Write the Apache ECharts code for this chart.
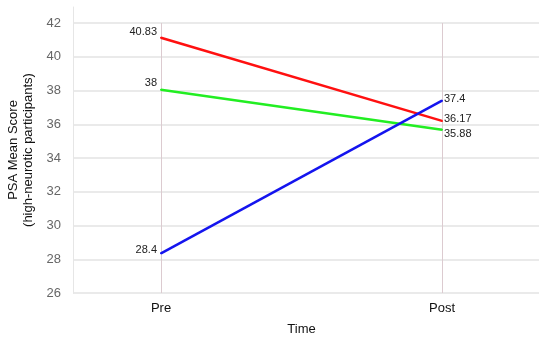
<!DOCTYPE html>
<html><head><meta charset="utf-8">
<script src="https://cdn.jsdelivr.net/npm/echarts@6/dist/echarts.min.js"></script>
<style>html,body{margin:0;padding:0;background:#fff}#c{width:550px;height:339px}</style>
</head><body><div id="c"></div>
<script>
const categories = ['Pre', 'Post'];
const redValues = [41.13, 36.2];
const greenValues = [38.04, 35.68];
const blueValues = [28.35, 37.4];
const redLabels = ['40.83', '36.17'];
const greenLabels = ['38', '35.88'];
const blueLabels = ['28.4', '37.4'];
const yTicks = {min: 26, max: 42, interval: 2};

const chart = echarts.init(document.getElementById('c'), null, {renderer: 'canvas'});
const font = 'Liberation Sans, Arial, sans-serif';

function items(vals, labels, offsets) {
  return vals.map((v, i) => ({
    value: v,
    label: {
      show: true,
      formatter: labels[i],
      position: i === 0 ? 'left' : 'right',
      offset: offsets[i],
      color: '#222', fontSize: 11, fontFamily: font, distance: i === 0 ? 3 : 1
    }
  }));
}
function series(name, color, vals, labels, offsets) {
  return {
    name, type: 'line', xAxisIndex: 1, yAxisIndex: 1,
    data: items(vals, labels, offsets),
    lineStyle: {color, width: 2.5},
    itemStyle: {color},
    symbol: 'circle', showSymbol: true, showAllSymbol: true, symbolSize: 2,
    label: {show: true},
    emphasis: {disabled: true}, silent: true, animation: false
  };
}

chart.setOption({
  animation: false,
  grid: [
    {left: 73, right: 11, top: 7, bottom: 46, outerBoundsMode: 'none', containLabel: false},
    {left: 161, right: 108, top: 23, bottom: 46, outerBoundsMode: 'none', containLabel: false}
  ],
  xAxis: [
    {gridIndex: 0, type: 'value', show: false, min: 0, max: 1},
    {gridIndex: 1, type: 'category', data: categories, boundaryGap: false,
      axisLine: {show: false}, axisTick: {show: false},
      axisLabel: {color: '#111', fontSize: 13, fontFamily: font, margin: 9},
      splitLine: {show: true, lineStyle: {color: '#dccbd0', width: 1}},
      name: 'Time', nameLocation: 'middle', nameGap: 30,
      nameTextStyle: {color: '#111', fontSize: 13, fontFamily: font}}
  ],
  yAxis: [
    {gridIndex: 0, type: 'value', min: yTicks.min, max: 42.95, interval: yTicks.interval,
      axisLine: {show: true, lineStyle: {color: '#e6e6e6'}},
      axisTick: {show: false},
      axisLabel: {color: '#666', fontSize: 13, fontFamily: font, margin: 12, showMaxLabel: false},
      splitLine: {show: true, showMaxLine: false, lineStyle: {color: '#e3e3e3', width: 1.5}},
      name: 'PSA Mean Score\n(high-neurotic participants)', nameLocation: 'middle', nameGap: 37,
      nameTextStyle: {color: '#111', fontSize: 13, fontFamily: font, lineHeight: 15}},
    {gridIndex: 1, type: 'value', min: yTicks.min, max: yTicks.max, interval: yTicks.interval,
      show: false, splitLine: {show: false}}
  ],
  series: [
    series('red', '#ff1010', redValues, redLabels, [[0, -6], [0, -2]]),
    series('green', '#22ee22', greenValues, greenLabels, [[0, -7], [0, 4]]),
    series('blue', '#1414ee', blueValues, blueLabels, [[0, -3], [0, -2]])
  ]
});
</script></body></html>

What the task requires: Your copy of the data should match it exactly, except that pictures are left out.

Expected output:
Write the Apache ECharts code for this chart.
<!DOCTYPE html>
<html><head><meta charset="utf-8">
<script src="https://cdn.jsdelivr.net/npm/echarts@6/dist/echarts.min.js"></script>
<style>html,body{margin:0;padding:0;background:#fff}#c{width:550px;height:339px}</style>
</head><body><div id="c"></div>
<script>
const categories = ['Pre', 'Post'];
const redValues = [41.13, 36.2];
const greenValues = [38.04, 35.68];
const blueValues = [28.35, 37.4];
const redLabels = ['40.83', '36.17'];
const greenLabels = ['38', '35.88'];
const blueLabels = ['28.4', '37.4'];
const yTicks = {min: 26, max: 42, interval: 2};

const chart = echarts.init(document.getElementById('c'), null, {renderer: 'canvas'});
const font = 'Liberation Sans, Arial, sans-serif';

function items(vals, labels, offsets) {
  return vals.map((v, i) => ({
    value: v,
    label: {
      show: true,
      formatter: labels[i],
      position: i === 0 ? 'left' : 'right',
      offset: offsets[i],
      color: '#222', fontSize: 11, fontFamily: font, distance: i === 0 ? 3 : 1
    }
  }));
}
function series(name, color, vals, labels, offsets) {
  return {
    name, type: 'line', xAxisIndex: 1, yAxisIndex: 1,
    data: items(vals, labels, offsets),
    lineStyle: {color, width: 2.5},
    itemStyle: {color},
    symbol: 'circle', showSymbol: true, showAllSymbol: true, symbolSize: 2,
    label: {show: true},
    emphasis: {disabled: true}, silent: true, animation: false
  };
}

chart.setOption({
  animation: false,
  grid: [
    {left: 73, right: 11, top: 7, bottom: 46, outerBoundsMode: 'none', containLabel: false},
    {left: 161, right: 108, top: 23, bottom: 46, outerBoundsMode: 'none', containLabel: false}
  ],
  xAxis: [
    {gridIndex: 0, type: 'value', show: false, min: 0, max: 1},
    {gridIndex: 1, type: 'category', data: categories, boundaryGap: false,
      axisLine: {show: false}, axisTick: {show: false},
      axisLabel: {color: '#111', fontSize: 13, fontFamily: font, margin: 9},
      splitLine: {show: true, lineStyle: {color: '#dccbd0', width: 1}},
      name: 'Time', nameLocation: 'middle', nameGap: 30,
      nameTextStyle: {color: '#111', fontSize: 13, fontFamily: font}}
  ],
  yAxis: [
    {gridIndex: 0, type: 'value', min: yTicks.min, max: 42.95, interval: yTicks.interval,
      axisLine: {show: true, lineStyle: {color: '#e6e6e6'}},
      axisTick: {show: false},
      axisLabel: {color: '#666', fontSize: 13, fontFamily: font, margin: 12, showMaxLabel: false},
      splitLine: {show: true, showMaxLine: false, lineStyle: {color: '#e3e3e3', width: 1.5}},
      name: 'PSA Mean Score\n(high-neurotic participants)', nameLocation: 'middle', nameGap: 37,
      nameTextStyle: {color: '#111', fontSize: 13, fontFamily: font, lineHeight: 15}},
    {gridIndex: 1, type: 'value', min: yTicks.min, max: yTicks.max, interval: yTicks.interval,
      show: false, splitLine: {show: false}}
  ],
  series: [
    series('red', '#ff1010', redValues, redLabels, [[0, -6], [0, -2]]),
    series('green', '#22ee22', greenValues, greenLabels, [[0, -7], [0, 4]]),
    series('blue', '#1414ee', blueValues, blueLabels, [[0, -3], [0, -2]])
  ]
});
</script></body></html>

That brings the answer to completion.